General characteristics
- Tonnage: 74
- Length: 57 ft 4 in (17.5 m)
- Beam: 17 ft 4 in (5.3 m)
- Depth: 5 ft 2 in (1.6 m) depth of hold
- Installed power: steam engine
- Propulsion: propeller

= Dart (steamboat) =

Ship in the Puget Sound Mosquito Fleet

The steamboat Dart operated in the early 1900s as part of the Puget Sound Mosquito Fleet.

==Career==
Dart was built in 1911 by Matthew McDowell at Tacoma for his steamboat line's Seattle-Tacoma-East Pass run. Dart a small vessel even by Mosquito Fleet standards.

Dart ran on the Seattle-Tacoma-East Pass route until about 1918, when Captain McDowell sold her to the Wrangell concern of W.T. Hale and P.C. McCormick, who converted Dart to a motor vessel to run mail between Wrangell and Prince of Wales Island. Later, he sold Dart to Paul S. Charles of Ketchikan interests.

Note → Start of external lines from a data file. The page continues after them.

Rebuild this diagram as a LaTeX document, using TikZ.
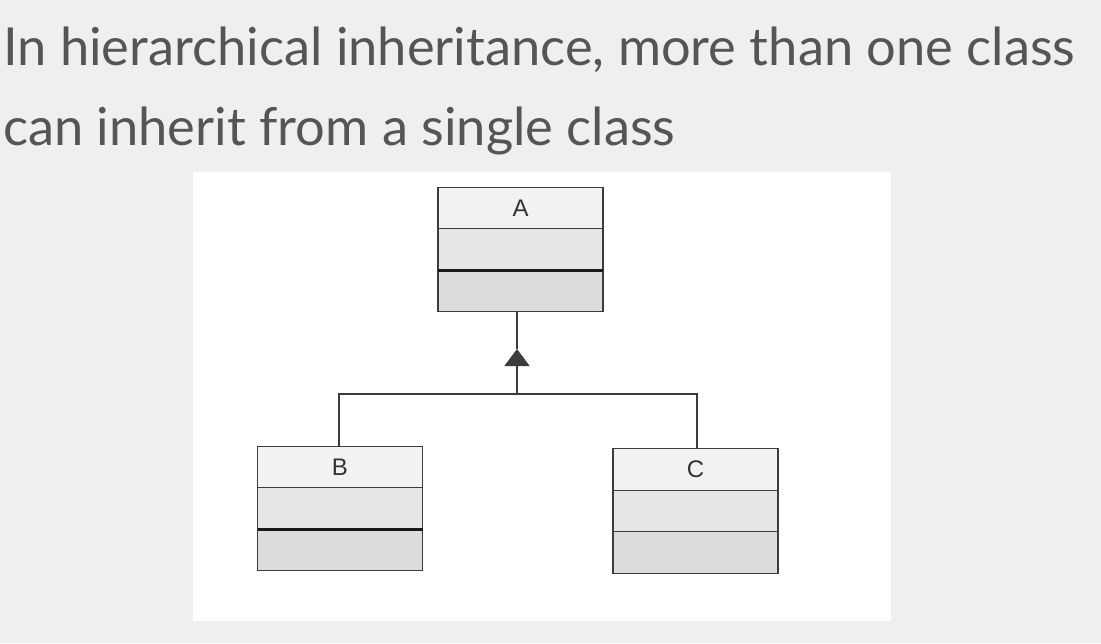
\documentclass[tikz,border=0pt]{standalone}
\usepackage{fontspec}
\setmainfont{Lato}
\newfontfamily\umlfont{Liberation Sans}
\usetikzlibrary{positioning, arrows.meta}

\definecolor{pagebg}{RGB}{239,239,239}
\definecolor{titlegray}{RGB}{85,85,85}
\definecolor{hdrfill}{RGB}{242,242,242}
\definecolor{midfill}{RGB}{230,230,230}
\definecolor{lowfill}{RGB}{220,220,222}
\definecolor{edgegray}{RGB}{60,60,60}

\begin{document}
\begin{tikzpicture}[
            x=1pt, y=-1pt,
            node distance=0pt,
            title/.style={anchor=base west, inner sep=0pt, text=titlegray, font=\fontsize{52.4}{60}\selectfont},
            hdr/.style={draw=edgegray, line width=1.4pt, outer sep=0pt, fill=hdrfill, minimum width=165pt, minimum height=41.5pt, inner sep=0pt, font=\umlfont\fontsize{24}{28}\selectfont, text=black!80},
            mid/.style={hdr, fill=midfill},
            low/.style={hdr, fill=lowfill},
            sep/.style={line width=3pt, black!90},
            link/.style={draw=edgegray, line width=1.4pt},
            gen/.style={link, -{Triangle[width=25pt, length=17pt]}}
        ]
        \useasboundingbox[fill=pagebg] (0,0) rectangle (1101,643);
        
        % Title
        \node[title] (line1) at (3,65) {In hierarchical inheritance, more than one class};
        \node[title] (line2) at (3,145) {can inherit from a single class};
        
        % Diagram panel
        \fill[white] (193,172) rectangle (891,621);
        
        % Class A
        \node[hdr] (A) at (520.5,208) {A};
        \node[mid, below=of A] (Amid) {};
        \node[low, below=of Amid] (Alow) {};
        \draw[sep] (Amid.south west) -- (Amid.south east);
        
        % Class B
        \node[hdr] (B) at (340,467) {B};
        \node[mid, below=of B] (Bmid) {};
        \node[low, below=of Bmid] (Blow) {};
        \draw[sep] (Bmid.south west) -- (Bmid.south east);
        
        % Class C
        \node[hdr] (C) at (695.5,469.5) {C};
        \node[mid, below=of C] (Cmid) {};
        \node[low, below=of Cmid] (Clow) {};
        
        % Inheritance
        \coordinate (tip) at (517,349);
        \coordinate (fork) at (517,394);
        \draw[link] (Alow.south -| tip) -- (tip);
        \draw[gen] (fork) -- (tip);
        \draw[link] (B.north -| 339,0) |- (fork) -| (C.north -| 697,0);
        
        \end{tikzpicture}
\end{document}
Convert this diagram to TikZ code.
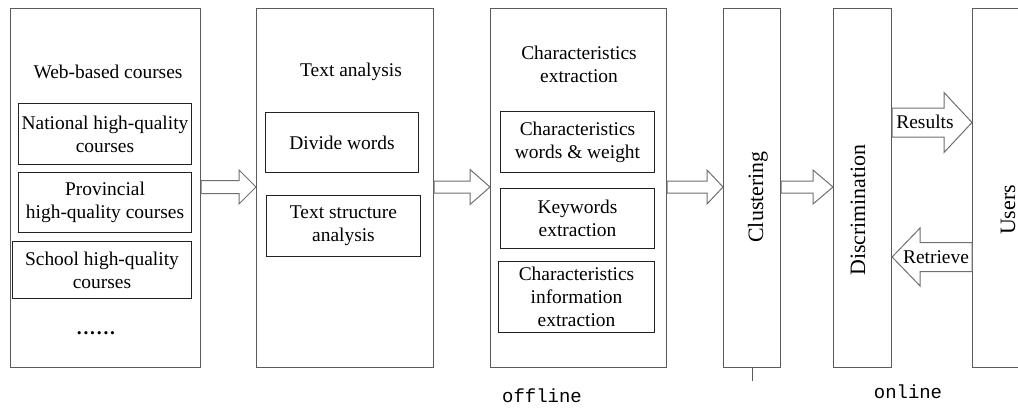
\documentclass[tikz,border=0pt]{standalone}
\usepackage{fontspec}
\setmainfont{Liberation Serif}
\setmonofont{Liberation Mono}
\usetikzlibrary{calc}

\definecolor{framegray}{HTML}{5A5A5A}
\definecolor{arrowgray}{HTML}{707070}
\definecolor{subline}{HTML}{222222}

% block arrow pointing right: tail node, tip node, centre y, shaft half width, head half width, head length
\newcommand\fatright[6]{%
  \draw[fat] ($(#1.east|-0,#3)+(0,-#4)$) -- ($(#2.west|-0,#3)+(-#6,-#4)$)
    -- ++(0,{#4-#5}) -- (#2.west|-0,#3) -- ++(-#6,#5) -- ++(0,{#4-#5})
    -- ($(#1.east|-0,#3)+(0,#4)$) -- cycle;}
% block arrow pointing left: tail node, tip node, centre y, shaft half width, head half width, head length
\newcommand\fatleft[6]{%
  \draw[fat] ($(#1.west|-0,#3)+(0,-#4)$) -- ($(#2.east|-0,#3)+(#6,-#4)$)
    -- ++(0,{#4-#5}) -- (#2.east|-0,#3) -- ++(#6,#5) -- ++(0,{#4-#5})
    -- ($(#1.west|-0,#3)+(0,#4)$) -- cycle;}

\tikzset{
  stage/.style={draw=framegray, line width=1.1bp, anchor=north west, inner sep=0pt,
                minimum height=359bp},
  subbox/.style={draw=subline, line width=1bp, anchor=north west, inner sep=0pt,
                 align=center, font=\fontsize{19.5}{23}\selectfont},
  txt/.style={inner sep=0pt, align=center, font=\fontsize{19.5}{23}\selectfont},
  vtxt/.style={inner sep=0pt, rotate=90, font=\fontsize{22}{26}\selectfont},
  mono/.style={inner sep=0pt, font=\ttfamily\fontsize{19}{22}\selectfont},
  fat/.style={draw=arrowgray, line width=1bp, fill=white, line join=miter},
}

\begin{document}
\begin{tikzpicture}[x=1bp,y=-1bp]
  \useasboundingbox (0,0) rectangle (1018,410);
  \fill[white] (0,0) rectangle (1018,410);
  \clip (0,0) rectangle (1018,410);

  % processing stages
  \node[stage, minimum width=190bp] (b1) at (10,7.5) {};
  \node[stage, minimum width=177bp] (b2) at (256,7.5) {};
  \node[stage, minimum width=176bp] (b3) at (490,7.5) {};
  \node[stage, minimum width=57bp]  (b4) at (723,7.5) {};
  \node[stage, minimum width=58bp]  (b5) at (833,7.5) {};
  \node[stage, minimum width=72bp]  (b6) at (972,7.5) {};

  % course sources
  \node[txt] (t1) at (108,72) {Web-based courses};
  \node[subbox, minimum width=173bp, minimum height=61bp] (s11) at (18,103)
    {National high-quality\\courses};
  \node[subbox, minimum width=173bp, minimum height=60bp] (s12) at (18,172)
    {Provincial\\high-quality courses};
  \node[subbox, minimum width=179bp, minimum height=57bp] (s13) at (12,241)
    {School high-quality\\courses};
  \node[txt] (dots) at (96,333)
    {\bfseries .\kern1.8bp.\kern1.8bp.\kern1.8bp.\kern1.8bp.\kern1.8bp.};

  % text analysis
  \node[txt] (t2) at (351,72) {Text analysis};
  \node[subbox, minimum width=153bp, minimum height=60bp] (s21) at (265,112)
    {Divide words};
  \node[subbox, minimum width=154bp, minimum height=61bp] (s22) at (266,195)
    {Text structure\\analysis};

  % characteristics extraction
  \node[txt] (t3) at (579,64) {Characteristics\\extraction};
  \node[subbox, minimum width=154bp, minimum height=61bp] (s31) at (500,111)
    {Characteristics\\words \& weight};
  \node[subbox, minimum width=154bp, minimum height=60bp] (s32) at (500,188)
    {Keywords\\extraction};
  \node[subbox, minimum width=156bp, minimum height=71bp] (s33) at (498,261)
    {Characteristics\\information\\extraction};

  % vertical stage labels
  \node[vtxt] (t4) at (758,197) {Clustering};
  \node[vtxt] (t5) at (858,210) {Discrimination};
  \node[vtxt] (t6) at (1008,210) {Users};

  % flow between stages
  \fatright{b1}{b2}{187}{6.5}{17}{17}
  \fatright{b2}{b3}{187}{6}{17.5}{20}
  \fatright{b3}{b4}{187}{6}{17}{16}
  \fatright{b4}{b5}{187}{6}{17}{20}
  \fatright{b5}{b6}{122.5}{14.5}{30}{28}
  \fatleft{b6}{b5}{257}{14.5}{29}{28}
  \node[txt] (res) at (925,122) {Results};
  \node[txt] (ret) at (936,257) {Retrieve};

  % offline / online split
  \coordinate (tickend) at ($(b4.south)+(0,13)$);
  \draw[framegray, line width=1.1bp] (b4.south) -- (tickend);
  \node[mono] (off) at (542,396) {offline};
  \node[mono] (on) at (908,392) {online};
\end{tikzpicture}
\end{document}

In 1925 the Anderson Tug Company purchased Dart and returned her to Puget Sound to operate as a tug. In 1928 Dart burned on the Sound while awaiting scrapping. Her engines were salvaged and placed in the ferry City of Mukilteo. Her hull, still good apparently, was rebuilt as a diesel freighter and sent to work routes out of Juneau.